Even when this son has something he really, really, really wants to accomplish he can't seem to figure out what it takes to get it done or he messes up on the timeframes and deadlines. Thus the case that "if a child or teen really wants to do something they will figure out how to get it done or what needs doing" is not true for all kids and teens. Good intentions and wishes do not always result in something getting accomplished or finished.
Unschooling and radical unschooling, I believe, are right for a certain type of person, it is not right for everyone. Exactly what type of mind jives with unschooling is something we could discuss and debate.

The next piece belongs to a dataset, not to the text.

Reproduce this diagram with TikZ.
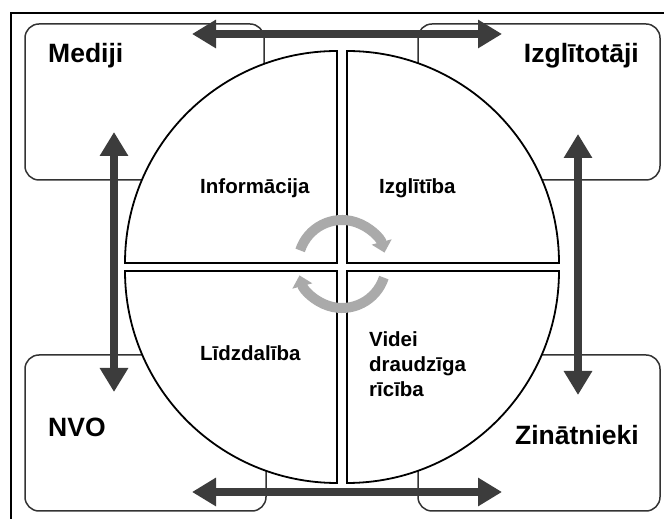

What I want is for my kids to learn and to have success at their attempts to learn. I want my kids prepared to do what they want with their adult lives, at this point that is college attendance. I need to do what helps my kids meet their goal and so far neither of my kids seems to jive with unschooling. No matter how much I admire unschooling I am not forcing it on my kids when it isn't what works for them and when it is something they flounder with rather than flourish with. If unschooling works for you, I'm a bit envious of your situation!